WHAT YOU HAVE TO DO ::
Determine the number of lines containing the word "matplotlib". Reply with it and nothing else.

+-------+

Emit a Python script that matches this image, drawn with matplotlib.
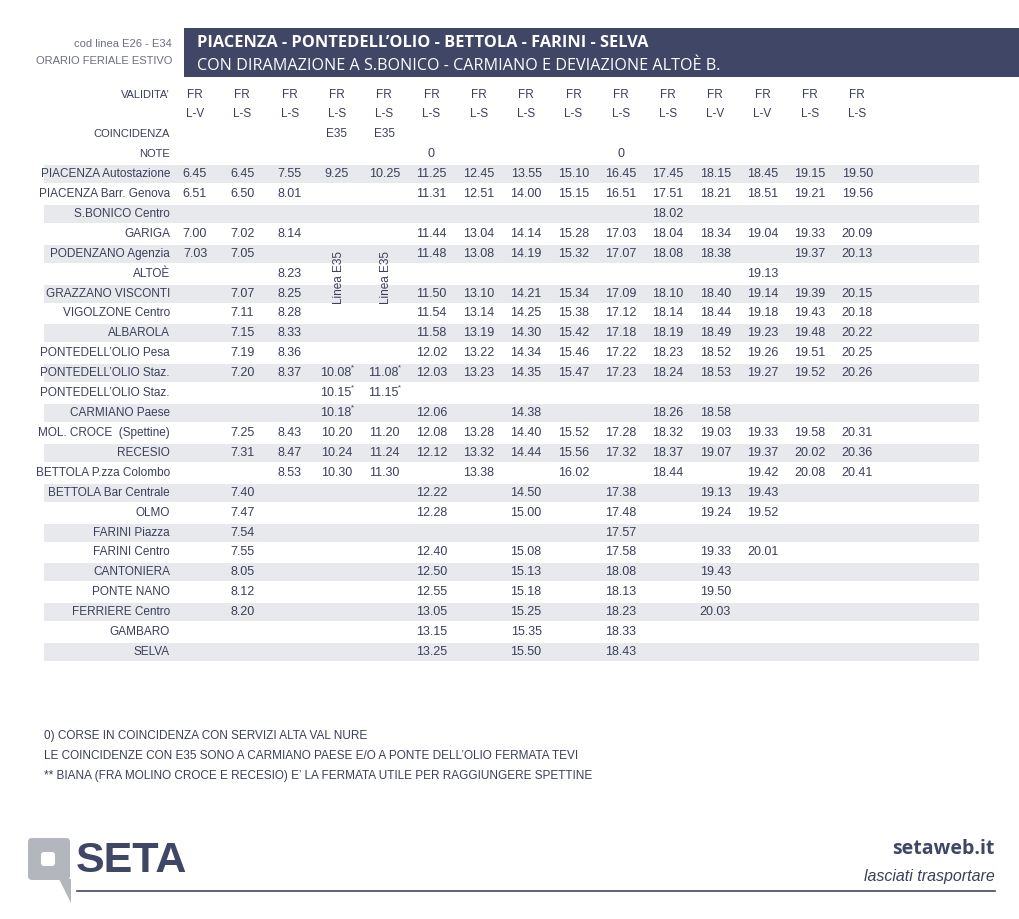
import matplotlib
matplotlib.use("Agg")
import matplotlib.pyplot as plt
from matplotlib.patches import Rectangle, FancyBboxPatch, Polygon

NAVY = "#3f4666"
TXT = "#3b3f5a"
GREY = "#6b6e80"
BAND = "#e8e9ec"
NARROW = ["Liberation Sans", "DejaVu Sans"]

validita = ["L-V", "L-S", "L-S", "L-S", "L-S", "L-S", "L-S", "L-S",
            "L-S", "L-S", "L-S", "L-V", "L-V", "L-S", "L-S"]
coincidenza = ["", "", "", "E35", "E35", "", "", "", "", "", "", "", "", "", ""]
note = ["", "", "", "", "", "0", "", "", "", "0", "", "", "", "", ""]

stations = [
    "PIACENZA Autostazione", "PIACENZA Barr. Genova", "S.BONICO Centro",
    "GARIGA", "PODENZANO Agenzia", "ALTOÈ", "GRAZZANO VISCONTI",
    "VIGOLZONE Centro", "ALBAROLA", "PONTEDELL’OLIO Pesa",
    "PONTEDELL’OLIO Staz.", "PONTEDELL’OLIO Staz.", "CARMIANO Paese",
    "MOL. CROCE  (Spettine)", "RECESIO", "BETTOLA P.zza Colombo",
    "BETTOLA Bar Centrale", "OLMO", "FARINI Piazza", "FARINI Centro",
    "CANTONIERA", "PONTE NANO", "FERRIERE Centro", "GAMBARO", "SELVA",
]

# one row per station, "-" = no stop
times = [
    "6.45 6.45 7.55 9.25 10.25 11.25 12.45 13.55 15.10 16.45 17.45 18.15 18.45 19.15 19.50",
    "6.51 6.50 8.01 - - 11.31 12.51 14.00 15.15 16.51 17.51 18.21 18.51 19.21 19.56",
    "- - - - - - - - - - 18.02 - - - -",
    "7.00 7.02 8.14 - - 11.44 13.04 14.14 15.28 17.03 18.04 18.34 19.04 19.33 20.09",
    "7.03 7.05 - - - 11.48 13.08 14.19 15.32 17.07 18.08 18.38 - 19.37 20.13",
    "- - 8.23 - - - - - - - - - 19.13 - -",
    "- 7.07 8.25 - - 11.50 13.10 14.21 15.34 17.09 18.10 18.40 19.14 19.39 20.15",
    "- 7.11 8.28 - - 11.54 13.14 14.25 15.38 17.12 18.14 18.44 19.18 19.43 20.18",
    "- 7.15 8.33 - - 11.58 13.19 14.30 15.42 17.18 18.19 18.49 19.23 19.48 20.22",
    "- 7.19 8.36 - - 12.02 13.22 14.34 15.46 17.22 18.23 18.52 19.26 19.51 20.25",
    "- 7.20 8.37 10.08* 11.08* 12.03 13.23 14.35 15.47 17.23 18.24 18.53 19.27 19.52 20.26",
    "- - - 10.15* 11.15* - - - - - - - - - -",
    "- - - 10.18* - 12.06 - 14.38 - - 18.26 18.58 - - -",
    "- 7.25 8.43 10.20 11.20 12.08 13.28 14.40 15.52 17.28 18.32 19.03 19.33 19.58 20.31",
    "- 7.31 8.47 10.24 11.24 12.12 13.32 14.44 15.56 17.32 18.37 19.07 19.37 20.02 20.36",
    "- - 8.53 10.30 11.30 - 13.38 - 16.02 - 18.44 - 19.42 20.08 20.41",
    "- 7.40 - - - 12.22 - 14.50 - 17.38 - 19.13 19.43 - -",
    "- 7.47 - - - 12.28 - 15.00 - 17.48 - 19.24 19.52 - -",
    "- 7.54 - - - - - - - 17.57 - - - - -",
    "- 7.55 - - - 12.40 - 15.08 - 17.58 - 19.33 20.01 - -",
    "- 8.05 - - - 12.50 - 15.13 - 18.08 - 19.43 - - -",
    "- 8.12 - - - 12.55 - 15.18 - 18.13 - 19.50 - - -",
    "- 8.20 - - - 13.05 - 15.25 - 18.23 - 20.03 - - -",
    "- - - - - 13.15 - 15.35 - 18.33 - - - - -",
    "- - - - - 13.25 - 15.50 - 18.43 - - - - -",
]

notes = [
    "0) CORSE IN COINCIDENZA CON SERVIZI ALTA VAL NURE",
    "LE COINCIDENZE CON E35 SONO A CARMIANO PAESE E/O A PONTE DELL’OLIO FERMATA TEVI",
    "** BIANA (FRA MOLINO CROCE E RECESIO) E’ LA FERMATA UTILE PER RAGGIUNGERE SPETTINE",
]

fig = plt.figure(figsize=(10.2, 9.19), dpi=100)
ax = fig.add_axes([0, 0, 1, 1])
ax.set_xlim(0, 1020)
ax.set_ylim(919, 0)
ax.axis("off")

# header
ax.add_patch(Rectangle((184, 28), 836, 49, color=NAVY, lw=0))
ax.text(197, 43, "PIACENZA - PONTEDELL’OLIO - BETTOLA - FARINI - SELVA",
        color="white", fontsize=11.8, fontweight="bold", family="Open Sans", va="center")
ax.text(197, 66, "CON DIRAMAZIONE A S.BONICO - CARMIANO E DEVIAZIONE ALTOÈ B.",
        color="white", fontsize=11.6, family="Open Sans", va="center")
ax.text(172, 44, "cod linea E26 - E34", color=GREY, fontsize=8, family=NARROW,
        ha="right", va="center")
ax.text(172, 61, "ORARIO FERIALE ESTIVO", color=GREY, fontsize=8, family=NARROW,
        ha="right", va="center")

col_x = [195 + 47.3 * i for i in range(15)]
label_x = 170
fs = 9

ax.text(label_x, 95, "VALIDITA’", color=TXT, fontsize=8, family=NARROW, ha="right", va="center")
ax.text(label_x, 134, "COINCIDENZA", color=TXT, fontsize=8, family=NARROW, ha="right", va="center")
ax.text(label_x, 154, "NOTE", color=TXT, fontsize=8, family=NARROW, ha="right", va="center")
for x, v, c, n in zip(col_x, validita, coincidenza, note):
    ax.text(x, 95, "FR", color=TXT, fontsize=8.5, family=NARROW, ha="center", va="center")
    ax.text(x, 114, v, color=TXT, fontsize=8.5, family=NARROW, ha="center", va="center")
    if c:
        ax.text(x, 134, c, color=TXT, fontsize=8.5, family=NARROW, ha="center", va="center")
    if n:
        ax.text(x, 154, n, color=TXT, fontsize=9, family=NARROW, ha="center", va="center")

row0, step = 174, 19.92
for i, (name, row) in enumerate(zip(stations, times)):
    y = row0 + i * step
    if i % 2 == 0:
        ax.add_patch(Rectangle((44, y - 9), 935, 18, color=BAND, lw=0))
    ax.text(label_x, y, name, color=TXT, fontsize=8.5, family=NARROW, ha="right", va="center")
    for x, t in zip(col_x, row.split()):
        if t == "-":
            continue
        if t.endswith("*"):
            ax.text(x - 1, y, t[:-1], color=TXT, fontsize=fs, family=NARROW, ha="center", va="center")
            ax.text(x + 14, y - 5, "*", color=TXT, fontsize=5.5, family=NARROW, ha="left", va="center")
        else:
            ax.text(x, y, t, color=TXT, fontsize=fs, family=NARROW, ha="center", va="center")

# vertical "Linea E35" labels
for x in col_x[3:5]:
    ax.text(x + 2, 278, "Linea E35", color=TXT, fontsize=8.5, family=NARROW,
            rotation=90, ha="center", va="center")

for k, line in enumerate(notes):
    ax.text(44, 736 + 20 * k, line, color=TXT, fontsize=8.5, family=NARROW, va="center")

# logo
ax.add_patch(FancyBboxPatch((28, 838), 42, 42, boxstyle="round,pad=0,rounding_size=4",
                            color="#b3b6bc", lw=0))
ax.add_patch(Polygon([(59, 879), (71, 879), (71, 903)], closed=True, color="#b3b6bc", lw=0))
ax.add_patch(FancyBboxPatch((41, 852), 14, 14, boxstyle="round,pad=0,rounding_size=3",
                            color="white", lw=0))
ax.text(76, 861, "SETA", color=NAVY, fontsize=31, fontweight="bold", family=NARROW,
        va="center", ha="left")
ax.plot([77, 995], [891, 891], color=NAVY, lw=1.2)
ax.text(995, 849, "setaweb.it", color=NAVY, fontsize=14, fontweight="bold",
        family="Open Sans", ha="right", va="center")
ax.text(995, 876, "lasciati trasportare", color=TXT, fontsize=11.5, style="italic",
        family="Liberation Sans", ha="right", va="center")

fig.savefig("out.png", dpi=100)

+-------+

WRITTEN RESPONSE ::
5